In April 2018, UNICEF Canada, featured CHILD Study research results in a campaign aimed at improving parental leave policies in Canada.

“CHILD research is helping to inform UNICEF’s efforts to advocate for better child and family policies, including parental leave take-up that will help more mothers continue breastfeeding and keep more babies healthy”, says UNICEF’S Director of Policy and Research, Lisa Wolff.

The research, led by CHILD investigator Dr. Anita Kozyrskyj (University of Alberta), was published in November 2017 in Brain, Behavior and Immunity.

It found that infants born to mothers experiencing psychological distress (stress, depression, anxiety) had reduced levels of an important immune antibody in their feces in the first few months of life, which may put them at a higher risk of developing allergic disease.

Dr. Kozyrskyj and first author Liane Kang showed that infants have three times lower levels of Immunoglobulin A, or sigA (an immune antibody in infant’s gut), if their mothers experienced stress during and after pregnancy.
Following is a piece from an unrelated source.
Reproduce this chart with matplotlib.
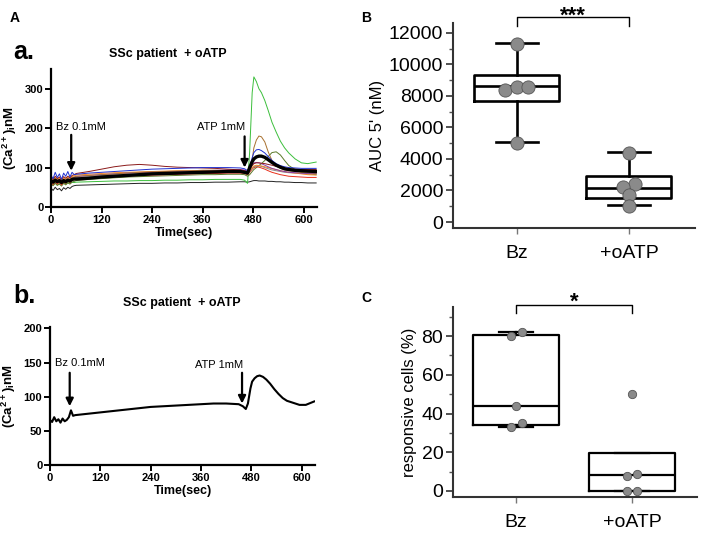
import numpy as np
import matplotlib
matplotlib.use('Agg')
import matplotlib.pyplot as plt
from matplotlib.ticker import MultipleLocator

plt.rcParams['font.family'] = ['Liberation Sans', 'DejaVu Sans']
plt.rcParams['mathtext.fontset'] = 'custom'
plt.rcParams['mathtext.rm'] = 'Liberation Sans'
plt.rcParams['mathtext.bf'] = 'Liberation Sans:bold'

# time grid (sec) for the calcium traces
t = [0, 5, 10, 15, 20, 25, 30, 35, 40, 45, 50, 55,
     60, 90, 120, 150, 180, 210, 240, 270, 300, 330, 360, 390, 420, 450,
     460, 467, 472, 478, 482, 488, 494, 500, 508, 516, 525, 535, 545, 555, 565, 580, 595, 610, 630]

# single cells, panel a
cell_blue = [80, 72, 88, 75, 84, 70, 86, 78, 90, 76, 88, 82,
             83, 86, 88, 90, 92, 94, 96, 97, 98, 99, 100, 100, 100, 99,
             97, 92, 100, 125, 138, 145, 146, 143, 137, 128, 118, 110, 105, 102, 100, 99, 98, 98, 98]
cell_green = [60, 56, 62, 55, 60, 57, 61, 58, 62, 60, 63, 62,
              63, 64, 65, 66, 66, 67, 67, 68, 68, 69, 69, 70, 70, 70,
              68, 60, 140, 290, 330, 318, 300, 290, 270, 245, 215, 190, 167, 150, 137, 122, 112, 110, 114]
cell_brown = [70, 66, 72, 68, 70, 65, 71, 68, 72, 70, 74, 76,
              78, 80, 82, 84, 86, 88, 89, 90, 91, 92, 93, 93, 92, 91,
              88, 84, 95, 120, 150, 170, 180, 178, 165, 140, 118, 105, 98, 94, 92, 90, 88, 87, 86]
cell_darkred = [75, 70, 78, 72, 76, 70, 77, 73, 78, 74, 80, 82,
                85, 90, 96, 102, 106, 108, 106, 103, 101, 100, 99, 98, 96, 94,
                92, 90, 95, 105, 110, 112, 112, 111, 110, 108, 106, 103, 100, 98, 97, 96, 95, 95, 95]
cell_black = [48, 42, 50, 44, 47, 41, 49, 45, 50, 47, 52, 54,
              55, 56, 57, 58, 59, 60, 60, 61, 61, 62, 62, 63, 63, 64,
              64, 63, 64, 66, 67, 67, 66, 66, 66, 65, 65, 64, 64, 63, 63, 62, 62, 61, 61]
cell_purple = [68, 64, 70, 66, 69, 63, 70, 66, 71, 68, 73, 75,
               77, 80, 82, 84, 86, 87, 88, 89, 90, 91, 92, 93, 94, 95,
               94, 88, 96, 108, 112, 113, 112, 110, 106, 102, 98, 95, 92, 90, 88, 87, 86, 85, 85]
cell_olive = [58, 54, 60, 55, 58, 53, 60, 56, 61, 58, 63, 65,
              67, 70, 72, 74, 76, 77, 78, 79, 80, 81, 82, 82, 83, 83,
              82, 78, 82, 90, 95, 100, 105, 110, 118, 128, 138, 140, 132, 118, 105, 95, 88, 84, 82]
cell_red = [62, 57, 65, 58, 63, 56, 64, 60, 66, 62, 68, 70,
            72, 74, 76, 78, 79, 80, 81, 82, 83, 84, 85, 85, 86, 86,
            85, 82, 88, 96, 100, 102, 101, 99, 96, 92, 88, 85, 82, 80, 78, 77, 76, 75, 75]
cell_orange = [72, 68, 74, 70, 73, 67, 74, 70, 75, 72, 77, 79,
               81, 83, 85, 87, 88, 89, 90, 91, 92, 92, 93, 93, 93, 92,
               90, 86, 92, 100, 104, 106, 105, 104, 102, 100, 97, 95, 92, 90, 88, 86, 84, 82, 81]
cell_gray = [66, 62, 68, 64, 67, 61, 68, 64, 69, 66, 71, 73,
             75, 77, 79, 81, 83, 84, 85, 86, 87, 88, 89, 89, 89, 88,
             87, 84, 90, 98, 102, 104, 104, 103, 100, 97, 94, 92, 90, 88, 87, 86, 85, 84, 84]
mean_a = [66, 63, 68, 64, 67, 62, 67, 64, 68, 66, 70, 71,
          71, 73, 76, 78, 80, 82, 84, 85, 86, 87, 88, 89, 90, 90,
          88, 86, 100, 115, 122, 127, 129, 129, 126, 120, 113, 106, 101, 97, 95, 93, 92, 91, 90]

# mean trace, panel b
mean_b = [66, 63, 70, 64, 67, 62, 68, 64, 66, 70, 80, 72,
          73, 75, 77, 79, 81, 83, 85, 86, 87, 88, 89, 90, 90, 89,
          86, 82, 90, 112, 122, 127, 130, 131, 129, 125, 119, 111, 104, 98, 94, 91, 88, 88, 93]

cells = [cell_black, cell_green, cell_olive, cell_red, cell_gray, cell_orange,
         cell_purple, cell_darkred, cell_brown, cell_blue]
cell_colors = ['#222222', '#3cbf3c', '#5c7a2a', '#e8301c', '#8a8a8a', '#f2862a',
               '#8a3fa8', '#8b1a1a', '#a8702e', '#2030d0']

# AUC (panel B)
auc_bz = [11300, 8400, 8600, 8600, 5000]
auc_oatp = [4400, 2400, 2200, 1700, 1000]
auc_bz_stats = dict(whislo=5050, q1=7650, med=8620, q3=9300, whishi=11350)
auc_oatp_stats = dict(whislo=1050, q1=1520, med=2160, q3=2920, whishi=4420)
auc_bz_dx = [0, -0.11, 0, 0.1, 0]
auc_oatp_dx = [0, 0.05, -0.05, 0, 0]

# responsive cells (panel C)
resp_bz = [82, 80, 44, 35, 33]
resp_oatp = [50, 9, 8, 0, 0]
resp_bz_stats = dict(whislo=33, q1=34, med=43.8, q3=80.5, whishi=82)
resp_oatp_stats = dict(whislo=0, q1=0, med=8.2, q3=19.6, whishi=19.6)
resp_bz_dx = [0.05, -0.045, 0, 0.05, -0.045]
resp_oatp_dx = [0, 0.046, -0.046, -0.046, 0.046]

groups = ['Bz', '+oATP']

fig = plt.figure(figsize=(7.02, 5.35), dpi=100)
W, H = 702.0, 535.0


def ax_px(l, r, top, bot):
    return fig.add_axes([l / W, 1 - bot / H, (r - l) / W, (bot - top) / H])


def style_trace_ax(ax, ymax, ystep):
    for s in ['top', 'right']:
        ax.spines[s].set_visible(False)
    for s in ['left', 'bottom']:
        ax.spines[s].set_linewidth(1.6)
    ax.set_xlim(0, 632)
    ax.set_ylim(0, ymax)
    ax.set_xticks([0, 120, 240, 360, 480, 600])
    ax.yaxis.set_major_locator(MultipleLocator(ystep))
    ax.tick_params(width=1.4, length=4, labelsize=8, pad=1.5)
    for lab in ax.get_xticklabels() + ax.get_yticklabels():
        lab.set_fontweight('bold')
    ax.set_xlabel('Time(sec)', fontsize=9, fontweight='bold', labelpad=2)
    ax.set_ylabel(r'(Ca$^{\mathbf{2+}}$)$_{\mathbf{i}}$nM', fontsize=9.5, fontweight='bold', labelpad=4)


def arrow(ax, x, y0, y1):
    ax.annotate('', xy=(x, y1), xytext=(x, y0),
                arrowprops=dict(arrowstyle='-|>', color='k', lw=1.6,
                                mutation_scale=11, shrinkA=0, shrinkB=0))


# panel a
axa = ax_px(51, 317, 69, 207)
for vals, c in zip(cells, cell_colors):
    axa.plot(t, vals, color=c, lw=0.7)
axa.plot(t, mean_a, color='k', lw=2.4)
style_trace_ax(axa, 350, 100)
arrow(axa, 48, 183, 92)
arrow(axa, 460, 179, 100)
axa.text(13, 202, 'Bz 0.1mM', fontsize=8, va='center', ha='left')
axa.text(404, 202, 'ATP 1mM', fontsize=8, va='center', ha='center')

# panel b
axb = ax_px(50, 315, 327, 465)
axb.plot(t, mean_b, color='k', lw=1.5)
style_trace_ax(axb, 202, 50)
arrow(axb, 47, 135, 86)
arrow(axb, 458, 135, 90)
axb.text(12, 150, 'Bz 0.1mM', fontsize=8, va='center', ha='left')
axb.text(404, 147, 'ATP 1mM', fontsize=8, va='center', ha='center')

fig.text(168 / W, 1 - 54 / H, 'SSc patient  + oATP', fontsize=9, fontweight='bold', ha='center', va='center')
fig.text(182 / W, 1 - 303 / H, 'SSc patient  + oATP', fontsize=9, fontweight='bold', ha='center', va='center')
fig.text(13 / W, 1 - 59 / H, 'a.', fontsize=18, fontweight='bold', va='baseline')
fig.text(13 / W, 1 - 303 / H, 'b.', fontsize=18, fontweight='bold', va='baseline')
fig.text(10 / W, 1 - 22 / H, 'A', fontsize=10, fontweight='bold', va='baseline')
fig.text(361 / W, 1 - 22 / H, 'B', fontsize=10, fontweight='bold', va='baseline')
fig.text(361 / W, 1 - 302 / H, 'C', fontsize=10, fontweight='bold', va='baseline')


def box_panel(ax, stats, data, dxs, width, capw, lw, ms):
    for s in ['top', 'right']:
        ax.spines[s].set_visible(False)
    for s in ['left', 'bottom']:
        ax.spines[s].set_linewidth(1.5)
        ax.spines[s].set_color('#333333')
    st = []
    for lab, d in zip(groups, stats):
        d = dict(d)
        d['label'] = lab
        st.append(d)
    ax.bxp(st, positions=[1, 2], widths=width, showfliers=False, capwidths=capw,
           boxprops=dict(color='k', lw=lw), medianprops=dict(color='k', lw=lw),
           whiskerprops=dict(color='k', lw=lw), capprops=dict(color='k', lw=lw))
    for i, (vals, dx) in enumerate(zip(data, dxs)):
        ax.plot([i + 1 + d for d in dx], vals, 'o', ms=ms, color='#8a8a8a',
                mec='#555555', mew=0.6, zorder=5, clip_on=False)
    ax.tick_params(axis='y', labelsize=14, length=5, width=1.2, color='#333333', pad=2)
    ax.tick_params(axis='y', which='minor', length=3, width=1, color='#555555')
    ax.tick_params(axis='x', labelsize=14, length=4, width=1, color='#777777', pad=8)


def bracket(ax, y0, y1, ybase, stars, fs):
    ax.plot([1, 1, 2, 2], [y1, y0, y0, y1], color='k', lw=1, clip_on=False)
    ax.text(1.5, ybase, stars, ha='center', va='baseline', fontsize=fs, fontweight='bold')


# panel B
axB = ax_px(453, 695, 23, 228)
box_panel(axB, [auc_bz_stats, auc_oatp_stats], [auc_bz, auc_oatp],
          [auc_bz_dx, auc_oatp_dx], 0.76, 0.38, 1.9, 9.5)
axB.set_xlim(0.43, 2.59)
axB.set_ylim(-380, 12630)
axB.yaxis.set_major_locator(MultipleLocator(2000))
axB.yaxis.set_minor_locator(MultipleLocator(1000))
axB.set_ylabel("AUC 5' (nM)", fontsize=12, labelpad=3)
bracket(axB, 13020, 12440, 12700, '***', 16)

# panel C
axC = ax_px(453, 697, 307, 497)
box_panel(axC, [resp_bz_stats, resp_oatp_stats], [resp_bz, resp_oatp],
          [resp_bz_dx, resp_oatp_dx], 0.74, 0.3, 1.6, 6)
axC.set_xlim(0.457, 2.56)
axC.set_ylim(-3.1, 95)
axC.yaxis.set_major_locator(MultipleLocator(20))
axC.yaxis.set_minor_locator(MultipleLocator(10))
axC.set_ylabel('responsive cells (%)', fontsize=12, labelpad=3)
bracket(axC, 96, 91.9, 94.5, '*', 16)

fig.savefig('out.png', dpi=100)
When mothers experienced distress only during pregnancy, infants had lower sIgA levels than infants whose mothers were not distressed.

Another CHILD research finding was featured in June 2018 by UNICEF UK, as part of its Baby Friendly Initiative, which seeks to “enable public services to better support families with feeding and … ensuring that all babies get the best possible start in life.”

The research, published in June 2018 in JAMA Pediatrics, showed that exclusive breastfeeding in early infancy—the first three months—protects babies from becoming overweight by age one. The researchers believe this association is partially explained by the influence of breastfeeding on the infant gut microbiome.

“These results suggest that improved programs and policies to support exclusive breastfeeding could have a meaningful impact on infant health,” says co-author Dr. Meghan Azad (University of Manitoba) in a press release.

UNICEF UK highlighted this finding alongside other relevant research on a page of its Baby Friendly Initiative website focusing on overweight and obesity in infants.